**Work to be completed:**
Lines that contain the string "this" are to be copied; leave out all others.

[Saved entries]
────────────────────

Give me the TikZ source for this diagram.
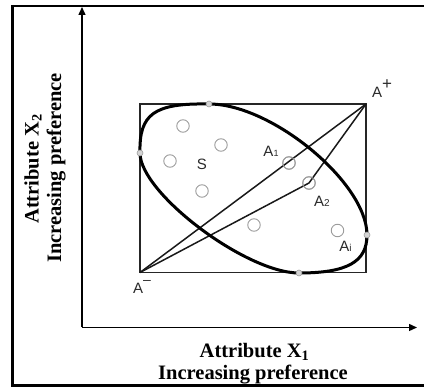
\documentclass[tikz,border=0pt]{standalone}
\usepackage{fontspec}
\setmainfont{Liberation Serif}
\newfontfamily\labfont{Liberation Sans}
\usetikzlibrary{arrows.meta}
\definecolor{circgray}{HTML}{9C9C9C}
\definecolor{dotfill}{HTML}{D4D4D4}
\definecolor{labgray}{HTML}{2A2A2A}
\tikzset{
  frameline/.style={line width=2.2pt, black},
  axisline/.style={line width=1.4pt, black, -{Triangle[length=8pt,width=7pt]}},
  boxline/.style={line width=1.3pt, black!85},
  rayline/.style={line width=1.5pt, black!90},
  ellipseline/.style={line width=3pt, black},
  altcirc/.style={draw=circgray, line width=0.9pt, circle, minimum size=12.5pt, inner sep=0pt},
  tdot/.style={draw=circgray, fill=dotfill, line width=0.6pt, circle, minimum size=6pt, inner sep=0pt},
  ptlabel/.style={font=\labfont\fontsize{15}{17}\selectfont, text=labgray, inner sep=0pt},
  axlabel/.style={font=\bfseries\fontsize{20.5}{23}\selectfont, inner sep=0pt}
}
\begin{document}
\begin{tikzpicture}[x=1pt,y=-1pt]
\useasboundingbox (0,0) rectangle (424,387);
% outer frame
\coordinate (FTL) at (11,6);
\coordinate (FTR) at (424,6);
\coordinate (FBL) at (11,385.5);
\coordinate (FBR) at (424,385.5);
\draw[frameline] (FTL) -- (FTR);
\draw[frameline] (FBL) -- (FBR);
\draw[line width=3.6pt] (12.5,4.9) -- (12.5,386.6);
% axes
\coordinate (O) at (82,327.5);
\coordinate (Ytop) at (82,7);
\coordinate (Xend) at (417,327.5);
\draw[axisline] (O) -- (Ytop);
\draw[axisline] (O) -- (Xend);
% axis labels
\node[axlabel, rotate=90, anchor=base] (ylab1) at (38.5,169) {Attribute X\textsubscript{2}};
\node[axlabel, rotate=90, anchor=base] (ylab2) at (61,168) {Increasing preference};
\node[axlabel, anchor=base] (xlab1) at (254.5,357.5) {Attribute X\textsubscript{1}};
\node[axlabel, anchor=base] (xlab2) at (253,380) {Increasing preference};
% ideal / anti-ideal box
\coordinate (Am) at (140,272.5);
\coordinate (Ap) at (366,104);
\draw[boxline] (Am) rectangle (Ap);
% rays
\node[altcirc] (A1c) at (289,163) {};
\node[altcirc] (A2c) at (309,183) {};
\draw[rayline] (Am) -- (Ap);
\draw[rayline] (Am) -- (A2c.center) -- (Ap);
% ellipse
\coordinate (T) at (209,104);
\coordinate (L) at (140,153);
\coordinate (B) at (299,273);
\coordinate (R) at (367,235);
\draw[ellipseline] (T) .. controls (154,103) and (139,114) .. (L)
  .. controls (140,193) and (246,273) .. (B)
  .. controls (347,273) and (367,262) .. (R)
  .. controls (367,183) and (272,104) .. (T);
% alternatives
\node[altcirc] (c1) at (183,126) {};
\node[altcirc] (c2) at (221,145) {};
\node[altcirc] (c3) at (170,161) {};
\node[altcirc] (c4) at (202,191) {};
\node[altcirc] (c5) at (254,225) {};
\node[altcirc] (c6) at (337.5,230.5) {};
\node[altcirc] at (A1c) {};
\node[altcirc] at (A2c) {};
% tangent dots
\node[tdot] (dT) at (T) {};
\node[tdot] (dL) at (L) {};
\node[tdot] (dB) at (B) {};
\node[tdot] (dR) at (R) {};
% labels
\node[ptlabel] (lS) at (202,164.5) {S};
\node[ptlabel] (lA1) at (271,151.5) {A{\fontsize{9}{10}\selectfont 1}};
\node[ptlabel] (lA2) at (322,201.5) {A{\fontsize{10}{10}\selectfont 2}};
\node[ptlabel] (lAi) at (345.5,246.5) {A{\fontsize{10}{10}\selectfont i}};
\node[ptlabel] (lAp) at (382,89) {A\raisebox{1.0ex}{\fontsize{17}{17}\selectfont +}};
\node[ptlabel] (lAm) at (142,287) {A\raisebox{1.1ex}{\fontsize{14}{14}\selectfont \textendash}};
\end{tikzpicture}
\end{document}
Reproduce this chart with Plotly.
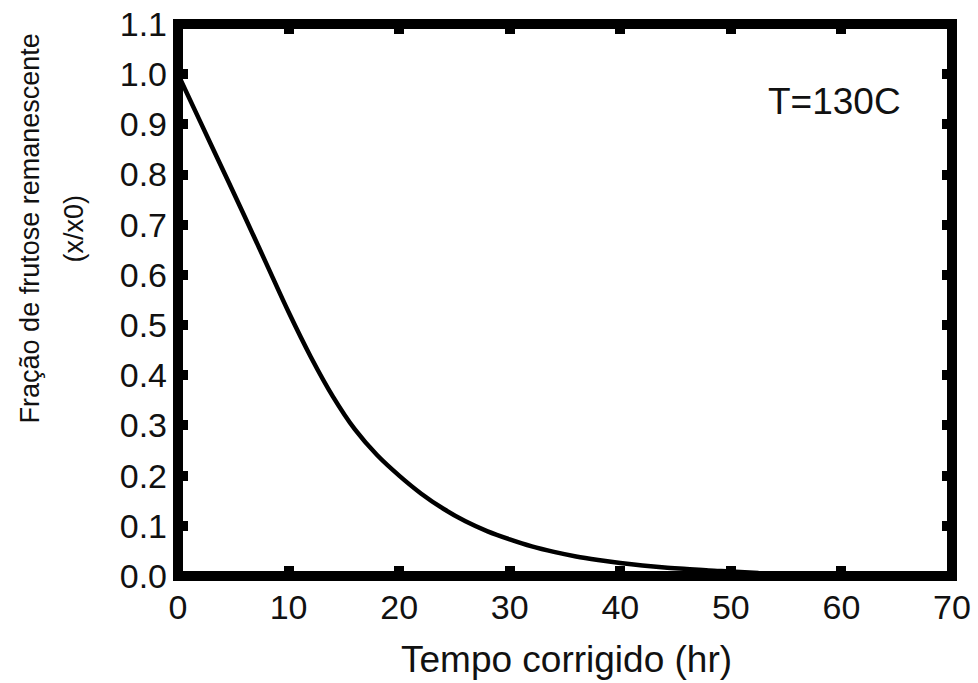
import plotly.graph_objects as go

# Data
time_hr = [0, 2, 4, 6, 8, 10, 12, 14, 16, 18, 20, 22, 24, 26, 28, 30, 32, 34,
           36, 38, 40, 42, 44, 46, 48, 50, 52.5]
fraction = [1.000, 0.906, 0.812, 0.718, 0.622, 0.526, 0.437, 0.358, 0.292,
            0.241, 0.200, 0.164, 0.134, 0.109, 0.089, 0.073, 0.059, 0.048,
            0.039, 0.032, 0.026, 0.021, 0.017, 0.014, 0.011, 0.009, 0.006]

x_ticks = [0, 10, 20, 30, 40, 50, 60, 70]
y_ticks = [0.0, 0.1, 0.2, 0.3, 0.4, 0.5, 0.6, 0.7, 0.8, 0.9, 1.0, 1.1]
y_tick_text = [f"{v:.1f}" for v in y_ticks]

x_title = "Tempo corrigido (hr)"
y_title_1 = "Fração de frutose remanescente"
y_title_2 = "(x/x0)"
label_T = "T=130C"

FONT = "Liberation Sans, Arial, sans-serif"
TXT = "#111111"

fig = go.Figure()
fig.add_trace(go.Scatter(
    x=time_hr, y=fraction, mode="lines",
    line=dict(color="black", width=4.5, shape="spline", smoothing=1.0),
    showlegend=False, hoverinfo="skip",
))

axis_common = dict(
    showgrid=False, zeroline=False, showline=False,
    ticks="inside", ticklen=10, tickwidth=10, tickcolor="black",
    mirror="ticks",
    tickfont=dict(family=FONT, size=34, color=TXT),
)

fig.update_xaxes(range=[0, 70], tickvals=x_ticks, ticktext=[str(v) for v in x_ticks],
                 ticklabelstandoff=8, **axis_common)
fig.update_yaxes(range=[0, 1.1], tickvals=y_ticks, ticktext=y_tick_text,
                 ticklabelstandoff=10, **axis_common)

# Thick frame centered on the plot-area edges
fig.add_shape(type="rect", xref="paper", yref="paper", x0=0, y0=0, x1=1, y1=1,
              line=dict(color="black", width=10), layer="above")

fig.add_annotation(text=label_T, xref="paper", yref="paper",
                   x=(835 - 178.4) / 774.1, y=(576.5 - 102) / 552.5,
                   xanchor="center", yanchor="middle", showarrow=False,
                   font=dict(family=FONT, size=37, color=TXT))

fig.add_annotation(text=x_title, xref="paper", yref="paper",
                   x=(567 - 178.4) / 774.1, y=0, yshift=-(660 - 576.5),
                   xanchor="center", yanchor="middle", showarrow=False,
                   font=dict(family=FONT, size=37, color=TXT))

y_center = (576.5 - 229) / 552.5
fig.add_annotation(text=y_title_1, xref="paper", yref="paper",
                   x=0, y=y_center, xshift=30 - 178.4, textangle=-90,
                   xanchor="center", yanchor="middle", showarrow=False,
                   font=dict(family=FONT, size=27, color=TXT))
fig.add_annotation(text=y_title_2, xref="paper", yref="paper",
                   x=0, y=y_center, xshift=74 - 178.4, textangle=-90,
                   xanchor="center", yanchor="middle", showarrow=False,
                   font=dict(family=FONT, size=27, color=TXT))

fig.update_layout(
    width=978, height=683,
    margin=dict(l=178.4, r=25.5, t=24, b=106.5, autoexpand=False),
    paper_bgcolor="white", plot_bgcolor="white",
)

fig.write_html("out.html")
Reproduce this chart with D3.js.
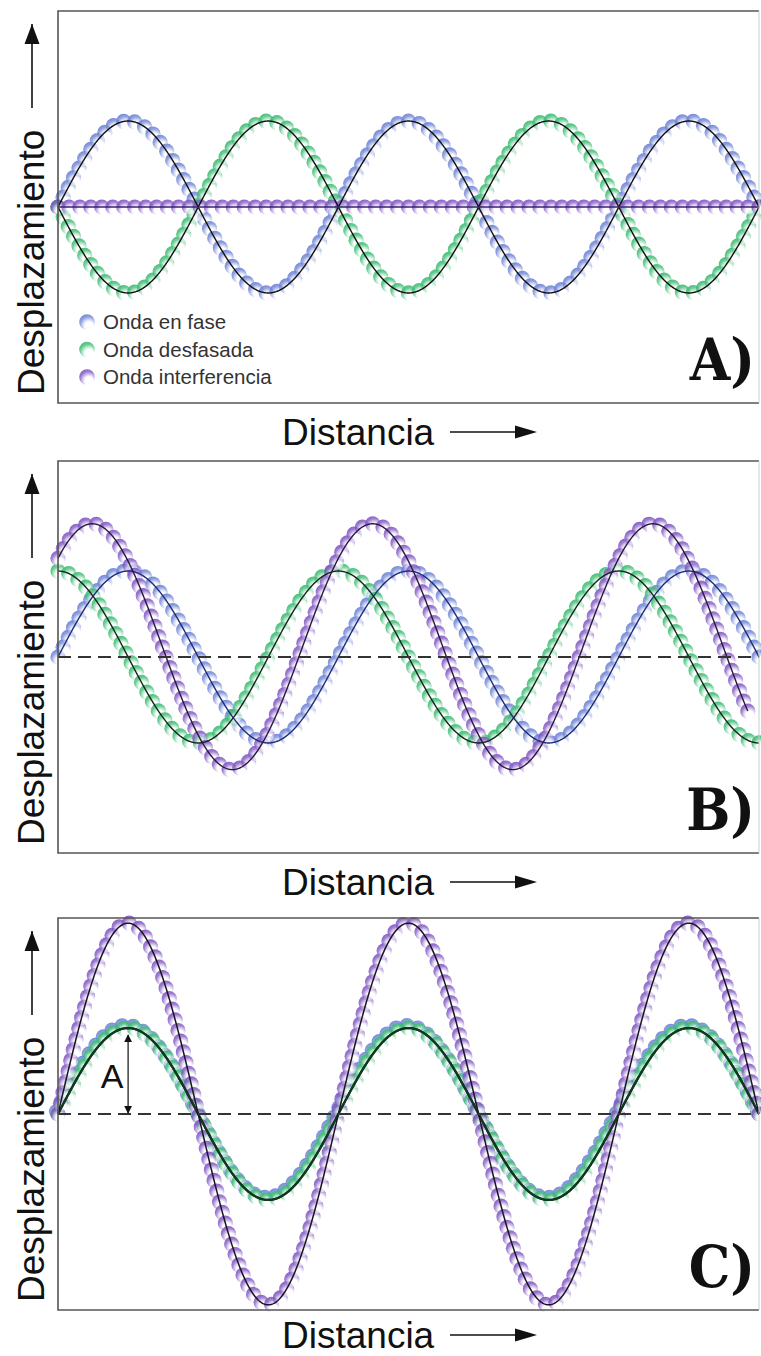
<!DOCTYPE html>
<html><head><meta charset="utf-8">
<script src="https://cdn.jsdelivr.net/npm/d3@7"></script>
<style>body{margin:0;background:#fff} svg{display:block}</style>
</head><body>
<script>
// Wave names (legend), panel tags and axis titles
const waveNames = ["Onda en fase", "Onda desfasada", "Onda interferencia"];
const panelLabels = ["A)", "B)", "C)"];
const axisTitles = ["Desplazamiento", "Distancia"];
const amplitudeMark = "A";

// Amplitude (in units of the in-phase wave), phase (degrees) and vertical offset of each wave, per panel
const amplitudesA = [1, 1, 0];
const phasesA = [0, 180, 0];
const offsetsA = [0, 0, 0];
const amplitudesB = [1, 1, 1.43];
const phasesB = [0, 90, 46];
const offsetsB = [0, 0, 0.12];
const amplitudesC = [1, 1, 2.22];
const phasesC = [0, 0, 0];
const offsetsC = [0, 0, 0];
// How many wavelengths each wave runs across its panel
const extentsA = [2.5, 2.5, 2.5];
const extentsB = [2.5, 2.5, 2.46];
const extentsC = [2.5, 2.5, 2.5];

const xDomain = [0, 2.5];      // distance, in wavelengths
const yDomain = [-2.28, 2.28]; // displacement

const panels = [
  {amp: amplitudesA, phase: phasesA, off: offsetsA, ext: extentsA, dashed: false, legend: true},
  {amp: amplitudesB, phase: phasesB, off: offsetsB, ext: extentsB, dashed: true},
  {amp: amplitudesC, phase: phasesC, off: offsetsC, ext: extentsC, dashed: true, mark: true}
];

const W = 761, H = 1356;
const left = 58, right = 759, panelH = 392;
const tops = [11, 461, 918];
const xTitleGap = [42, 42, 38];

const dotColors = ["#6f84d6", "#3dbd74", "#8258c4"];
const lineColors = [
  ["#111", "#111", "#3d2270"],
  ["#1f2c78", "#14261a", "#2a1840"],
  ["#14261a", "#0d3a1d", "#1c1424"]
];
const lineWidths = [[1.4, 1.4, 1.3], [1.4, 1.4, 1.4], [2.2, 2.2, 1.5]];

const svg = d3.select("body").append("svg").attr("width", W).attr("height", H);
const defs = svg.append("defs");
dotColors.forEach((c, i) => {
  const g = defs.append("radialGradient").attr("id", "dot" + i)
    .attr("cx", 0.6).attr("cy", 0.7).attr("r", 0.72).attr("fx", 0.64).attr("fy", 0.78);
  g.append("stop").attr("offset", "0%").attr("stop-color", "#fff").attr("stop-opacity", 0.9);
  g.append("stop").attr("offset", "35%").attr("stop-color", "#fff").attr("stop-opacity", 0.55);
  g.append("stop").attr("offset", "75%").attr("stop-color", c).attr("stop-opacity", 0.75);
  g.append("stop").attr("offset", "100%").attr("stop-color", c).attr("stop-opacity", 0.95);
});
defs.append("marker").attr("id", "head").attr("viewBox", "0 0 10 10")
  .attr("refX", 9).attr("refY", 5).attr("markerWidth", 8).attr("markerHeight", 8)
  .attr("orient", "auto-start-reverse").attr("markerUnits", "userSpaceOnUse")
  .append("path").attr("d", "M0,0L10,5L0,10Z").attr("fill", "#111");

const x = d3.scaleLinear().domain(xDomain).range([left, right]);

panels.forEach((p, pi) => {
  const top = tops[pi], bottom = top + panelH;
  const y = d3.scaleLinear().domain(yDomain).range([bottom, top]);
  const g = svg.append("g");

  const line = d3.line().x(d => x(d[0])).y(d => y(d[1]));
  const paths = p.amp.map((a, si) => {
    const pts = d3.range(0, p.ext[si] + 1e-9, 0.002)
      .map(t => [t, p.off[si] + a * Math.sin(2 * Math.PI * t + p.phase[si] * Math.PI / 180)]);
    return line(pts);
  });

  // dots evenly spaced along each wave
  p.amp.forEach((a, si) => {
    const tmp = g.append("path").attr("d", paths[si]).attr("fill", "none");
    const len = tmp.node().getTotalLength();
    const n = Math.round(len / 11);
    const dots = d3.range(n + 1).map(k => tmp.node().getPointAtLength(k * len / n));
    tmp.remove();
    const dg = g.append("g");
    if (pi === 2 && si === 0) dg.attr("transform", "translate(-1.5,-2.5)");
    dg.selectAll("circle").data(dots).join("circle")
      .attr("cx", d => d.x).attr("cy", d => d.y).attr("r", 7.6)
      .attr("fill", `url(#dot${si})`);
  });

  p.amp.forEach((a, si) => {
    g.append("path").attr("d", paths[si]).attr("fill", "none")
      .attr("stroke", lineColors[pi][si]).attr("stroke-width", lineWidths[pi][si]);
  });

  if (p.dashed) {
    g.append("line").attr("x1", left).attr("x2", right)
      .attr("y1", y(0)).attr("y2", y(0))
      .attr("stroke", "#333").attr("stroke-width", 1.8).attr("stroke-dasharray", "13,7");
  }

  // frame
  g.append("path").attr("d", `M${right},${top}H${left}V${bottom}H${right}`)
    .attr("fill", "none").attr("stroke", "#555").attr("stroke-width", 1.6);
  g.append("line").attr("x1", right).attr("x2", right).attr("y1", top).attr("y2", bottom)
    .attr("stroke", "#ccc").attr("stroke-width", 1);

  // amplitude marker
  if (p.mark) {
    const xm = x(0.25);
    g.append("line").attr("x1", xm).attr("x2", xm).attr("y1", y(0) - 1).attr("y2", y(p.amp[0]) + 7)
      .attr("stroke", "#111").attr("stroke-width", 1.2)
      .attr("marker-start", "url(#head)").attr("marker-end", "url(#head)");
    g.append("text").attr("x", xm - 16).attr("y", y(0) - 26).attr("text-anchor", "middle")
      .attr("font-family", "Liberation Sans, Arial, sans-serif").attr("font-size", 34)
      .attr("fill", "#111").text(amplitudeMark);
  }

  // panel tag
  g.append("text").attr("x", 755).attr("y", bottom - 23).attr("text-anchor", "end")
    .attr("font-family", "DejaVu Serif Condensed, DejaVu Serif, serif")
    .attr("font-stretch", "condensed").attr("font-weight", "bold").attr("font-size", 58)
    .attr("fill", "#111").text(panelLabels[pi]);

  // y axis title with arrow
  g.append("text").attr("transform", `translate(44,${bottom - 8}) rotate(-90)`)
    .attr("font-family", "Liberation Sans, Arial, sans-serif").attr("font-size", 37)
    .attr("fill", "#111").text(axisTitles[0]);
  g.append("line").attr("x1", 32).attr("x2", 32).attr("y1", bottom - 295).attr("y2", top + 13)
    .attr("stroke", "#111").attr("stroke-width", 1.6);
  g.append("path").attr("d", `M32,${top + 13}l-7.5,20h15z`).attr("fill", "#111");

  // x axis title with arrow
  g.append("text").attr("x", 282).attr("y", bottom + xTitleGap[pi])
    .attr("font-family", "Liberation Sans, Arial, sans-serif").attr("font-size", 37)
    .attr("fill", "#111").text(axisTitles[1]);
  const ya = bottom + xTitleGap[pi] - 13;
  g.append("line").attr("x1", 450).attr("x2", 525).attr("y1", ya).attr("y2", ya)
    .attr("stroke", "#111").attr("stroke-width", 1.6);
  g.append("path").attr("d", `M537,${ya}l-22,-6.5v13z`).attr("fill", "#111");

  // legend
  if (p.legend) {
    const lg = g.append("g");
    waveNames.forEach((name, i) => {
      const cy = 322 + i * 27.5;
      lg.append("circle").attr("cx", 87).attr("cy", cy).attr("r", 7.8).attr("fill", `url(#dot${i})`);
      lg.append("text").attr("x", 103).attr("y", cy + 7)
        .attr("font-family", "Liberation Sans, Arial, sans-serif").attr("font-size", 20.5)
        .attr("fill", "#333").text(name);
    });
  }
});
</script>
</body></html>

────────────────────

**The solution:**
Give me the TikZ source for this diagram.
Reproduce this chart with Plotly.
Reproduce this chart with D3.js.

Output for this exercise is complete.